> [Directive]: Please output the lines shown below exactly as they appear.
>> Begin Excerpted records
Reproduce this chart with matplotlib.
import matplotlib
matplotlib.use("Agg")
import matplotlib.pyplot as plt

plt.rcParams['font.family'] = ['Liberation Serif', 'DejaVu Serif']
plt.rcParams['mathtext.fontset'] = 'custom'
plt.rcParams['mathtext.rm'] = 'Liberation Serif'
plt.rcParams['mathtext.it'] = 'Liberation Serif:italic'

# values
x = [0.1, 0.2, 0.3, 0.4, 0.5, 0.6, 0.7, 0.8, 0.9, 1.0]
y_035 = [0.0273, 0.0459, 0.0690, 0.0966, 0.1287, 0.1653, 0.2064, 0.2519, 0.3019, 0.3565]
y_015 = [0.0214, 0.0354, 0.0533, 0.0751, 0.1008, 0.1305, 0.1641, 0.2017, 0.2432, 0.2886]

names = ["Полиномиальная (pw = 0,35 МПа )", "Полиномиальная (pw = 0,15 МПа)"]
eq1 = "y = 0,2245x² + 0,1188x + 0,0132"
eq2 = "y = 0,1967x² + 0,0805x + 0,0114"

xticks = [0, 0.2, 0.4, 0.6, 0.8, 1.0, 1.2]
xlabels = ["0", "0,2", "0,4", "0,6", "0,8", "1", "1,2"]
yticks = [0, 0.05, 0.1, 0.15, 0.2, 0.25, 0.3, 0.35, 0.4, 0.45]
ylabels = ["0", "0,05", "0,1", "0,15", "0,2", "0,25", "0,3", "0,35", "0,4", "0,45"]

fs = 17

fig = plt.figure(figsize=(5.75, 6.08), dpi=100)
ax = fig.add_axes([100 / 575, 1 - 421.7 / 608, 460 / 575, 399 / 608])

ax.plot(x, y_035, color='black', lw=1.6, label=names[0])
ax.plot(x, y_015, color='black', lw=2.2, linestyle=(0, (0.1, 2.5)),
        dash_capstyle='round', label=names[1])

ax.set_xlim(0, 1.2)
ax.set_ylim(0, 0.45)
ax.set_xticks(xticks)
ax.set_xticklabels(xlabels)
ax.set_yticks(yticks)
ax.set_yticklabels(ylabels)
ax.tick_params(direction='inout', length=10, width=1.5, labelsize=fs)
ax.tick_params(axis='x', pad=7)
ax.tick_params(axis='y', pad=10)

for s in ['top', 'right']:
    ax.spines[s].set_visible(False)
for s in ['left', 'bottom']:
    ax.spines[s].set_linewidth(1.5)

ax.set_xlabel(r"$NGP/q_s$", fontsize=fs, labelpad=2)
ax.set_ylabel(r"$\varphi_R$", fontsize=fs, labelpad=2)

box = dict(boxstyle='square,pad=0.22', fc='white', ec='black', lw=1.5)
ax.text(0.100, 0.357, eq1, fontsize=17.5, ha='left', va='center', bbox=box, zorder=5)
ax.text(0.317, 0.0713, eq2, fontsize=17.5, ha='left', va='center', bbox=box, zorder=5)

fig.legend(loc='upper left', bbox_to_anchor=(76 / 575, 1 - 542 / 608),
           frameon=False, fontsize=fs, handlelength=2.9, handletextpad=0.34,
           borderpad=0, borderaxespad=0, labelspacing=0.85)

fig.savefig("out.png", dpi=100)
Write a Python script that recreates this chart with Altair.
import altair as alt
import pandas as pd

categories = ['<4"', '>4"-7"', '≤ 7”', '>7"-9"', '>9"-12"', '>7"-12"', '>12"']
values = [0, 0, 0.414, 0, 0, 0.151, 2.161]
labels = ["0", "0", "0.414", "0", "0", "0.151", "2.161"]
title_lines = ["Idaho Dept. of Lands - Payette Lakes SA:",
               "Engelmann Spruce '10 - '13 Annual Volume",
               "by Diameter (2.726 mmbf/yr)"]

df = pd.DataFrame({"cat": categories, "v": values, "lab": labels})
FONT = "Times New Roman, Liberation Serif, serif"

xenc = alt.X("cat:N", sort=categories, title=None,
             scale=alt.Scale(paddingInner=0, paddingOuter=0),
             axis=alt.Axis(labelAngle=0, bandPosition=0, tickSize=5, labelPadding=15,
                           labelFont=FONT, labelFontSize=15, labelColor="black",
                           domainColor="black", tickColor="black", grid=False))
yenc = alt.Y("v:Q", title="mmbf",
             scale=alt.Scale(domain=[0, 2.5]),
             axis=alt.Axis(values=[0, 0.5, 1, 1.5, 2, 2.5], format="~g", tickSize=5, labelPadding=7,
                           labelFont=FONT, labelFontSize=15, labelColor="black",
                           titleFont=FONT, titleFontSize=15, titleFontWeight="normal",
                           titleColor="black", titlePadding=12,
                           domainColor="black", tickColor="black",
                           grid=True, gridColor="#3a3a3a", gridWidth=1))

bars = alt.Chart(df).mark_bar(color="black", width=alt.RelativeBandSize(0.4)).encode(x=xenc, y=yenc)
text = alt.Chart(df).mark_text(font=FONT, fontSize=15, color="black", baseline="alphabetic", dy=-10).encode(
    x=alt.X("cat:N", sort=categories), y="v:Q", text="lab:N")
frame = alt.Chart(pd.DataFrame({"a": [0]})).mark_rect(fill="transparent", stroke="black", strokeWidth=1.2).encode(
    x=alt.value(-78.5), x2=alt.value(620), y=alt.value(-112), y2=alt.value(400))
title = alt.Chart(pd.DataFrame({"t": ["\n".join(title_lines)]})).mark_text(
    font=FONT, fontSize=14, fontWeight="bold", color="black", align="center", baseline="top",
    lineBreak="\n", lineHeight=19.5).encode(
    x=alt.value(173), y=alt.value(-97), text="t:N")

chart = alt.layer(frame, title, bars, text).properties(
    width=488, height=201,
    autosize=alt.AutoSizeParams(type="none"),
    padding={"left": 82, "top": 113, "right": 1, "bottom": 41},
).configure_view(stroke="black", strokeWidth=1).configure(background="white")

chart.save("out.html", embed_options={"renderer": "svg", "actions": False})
>> End Excerpted records
> [Completed exercise]:
Reproduce this chart with matplotlib.
import matplotlib
matplotlib.use("Agg")
import matplotlib.pyplot as plt

plt.rcParams['font.family'] = ['Liberation Serif', 'DejaVu Serif']
plt.rcParams['mathtext.fontset'] = 'custom'
plt.rcParams['mathtext.rm'] = 'Liberation Serif'
plt.rcParams['mathtext.it'] = 'Liberation Serif:italic'

# values
x = [0.1, 0.2, 0.3, 0.4, 0.5, 0.6, 0.7, 0.8, 0.9, 1.0]
y_035 = [0.0273, 0.0459, 0.0690, 0.0966, 0.1287, 0.1653, 0.2064, 0.2519, 0.3019, 0.3565]
y_015 = [0.0214, 0.0354, 0.0533, 0.0751, 0.1008, 0.1305, 0.1641, 0.2017, 0.2432, 0.2886]

names = ["Полиномиальная (pw = 0,35 МПа )", "Полиномиальная (pw = 0,15 МПа)"]
eq1 = "y = 0,2245x² + 0,1188x + 0,0132"
eq2 = "y = 0,1967x² + 0,0805x + 0,0114"

xticks = [0, 0.2, 0.4, 0.6, 0.8, 1.0, 1.2]
xlabels = ["0", "0,2", "0,4", "0,6", "0,8", "1", "1,2"]
yticks = [0, 0.05, 0.1, 0.15, 0.2, 0.25, 0.3, 0.35, 0.4, 0.45]
ylabels = ["0", "0,05", "0,1", "0,15", "0,2", "0,25", "0,3", "0,35", "0,4", "0,45"]

fs = 17

fig = plt.figure(figsize=(5.75, 6.08), dpi=100)
ax = fig.add_axes([100 / 575, 1 - 421.7 / 608, 460 / 575, 399 / 608])

ax.plot(x, y_035, color='black', lw=1.6, label=names[0])
ax.plot(x, y_015, color='black', lw=2.2, linestyle=(0, (0.1, 2.5)),
        dash_capstyle='round', label=names[1])

ax.set_xlim(0, 1.2)
ax.set_ylim(0, 0.45)
ax.set_xticks(xticks)
ax.set_xticklabels(xlabels)
ax.set_yticks(yticks)
ax.set_yticklabels(ylabels)
ax.tick_params(direction='inout', length=10, width=1.5, labelsize=fs)
ax.tick_params(axis='x', pad=7)
ax.tick_params(axis='y', pad=10)

for s in ['top', 'right']:
    ax.spines[s].set_visible(False)
for s in ['left', 'bottom']:
    ax.spines[s].set_linewidth(1.5)

ax.set_xlabel(r"$NGP/q_s$", fontsize=fs, labelpad=2)
ax.set_ylabel(r"$\varphi_R$", fontsize=fs, labelpad=2)

box = dict(boxstyle='square,pad=0.22', fc='white', ec='black', lw=1.5)
ax.text(0.100, 0.357, eq1, fontsize=17.5, ha='left', va='center', bbox=box, zorder=5)
ax.text(0.317, 0.0713, eq2, fontsize=17.5, ha='left', va='center', bbox=box, zorder=5)

fig.legend(loc='upper left', bbox_to_anchor=(76 / 575, 1 - 542 / 608),
           frameon=False, fontsize=fs, handlelength=2.9, handletextpad=0.34,
           borderpad=0, borderaxespad=0, labelspacing=0.85)

fig.savefig("out.png", dpi=100)
Write a Python script that recreates this chart with Altair.
import altair as alt
import pandas as pd

categories = ['<4"', '>4"-7"', '≤ 7”', '>7"-9"', '>9"-12"', '>7"-12"', '>12"']
values = [0, 0, 0.414, 0, 0, 0.151, 2.161]
labels = ["0", "0", "0.414", "0", "0", "0.151", "2.161"]
title_lines = ["Idaho Dept. of Lands - Payette Lakes SA:",
               "Engelmann Spruce '10 - '13 Annual Volume",
               "by Diameter (2.726 mmbf/yr)"]

df = pd.DataFrame({"cat": categories, "v": values, "lab": labels})
FONT = "Times New Roman, Liberation Serif, serif"

xenc = alt.X("cat:N", sort=categories, title=None,
             scale=alt.Scale(paddingInner=0, paddingOuter=0),
             axis=alt.Axis(labelAngle=0, bandPosition=0, tickSize=5, labelPadding=15,
                           labelFont=FONT, labelFontSize=15, labelColor="black",
                           domainColor="black", tickColor="black", grid=False))
yenc = alt.Y("v:Q", title="mmbf",
             scale=alt.Scale(domain=[0, 2.5]),
             axis=alt.Axis(values=[0, 0.5, 1, 1.5, 2, 2.5], format="~g", tickSize=5, labelPadding=7,
                           labelFont=FONT, labelFontSize=15, labelColor="black",
                           titleFont=FONT, titleFontSize=15, titleFontWeight="normal",
                           titleColor="black", titlePadding=12,
                           domainColor="black", tickColor="black",
                           grid=True, gridColor="#3a3a3a", gridWidth=1))

bars = alt.Chart(df).mark_bar(color="black", width=alt.RelativeBandSize(0.4)).encode(x=xenc, y=yenc)
text = alt.Chart(df).mark_text(font=FONT, fontSize=15, color="black", baseline="alphabetic", dy=-10).encode(
    x=alt.X("cat:N", sort=categories), y="v:Q", text="lab:N")
frame = alt.Chart(pd.DataFrame({"a": [0]})).mark_rect(fill="transparent", stroke="black", strokeWidth=1.2).encode(
    x=alt.value(-78.5), x2=alt.value(620), y=alt.value(-112), y2=alt.value(400))
title = alt.Chart(pd.DataFrame({"t": ["\n".join(title_lines)]})).mark_text(
    font=FONT, fontSize=14, fontWeight="bold", color="black", align="center", baseline="top",
    lineBreak="\n", lineHeight=19.5).encode(
    x=alt.value(173), y=alt.value(-97), text="t:N")

chart = alt.layer(frame, title, bars, text).properties(
    width=488, height=201,
    autosize=alt.AutoSizeParams(type="none"),
    padding={"left": 82, "top": 113, "right": 1, "bottom": 41},
).configure_view(stroke="black", strokeWidth=1).configure(background="white")

chart.save("out.html", embed_options={"renderer": "svg", "actions": False})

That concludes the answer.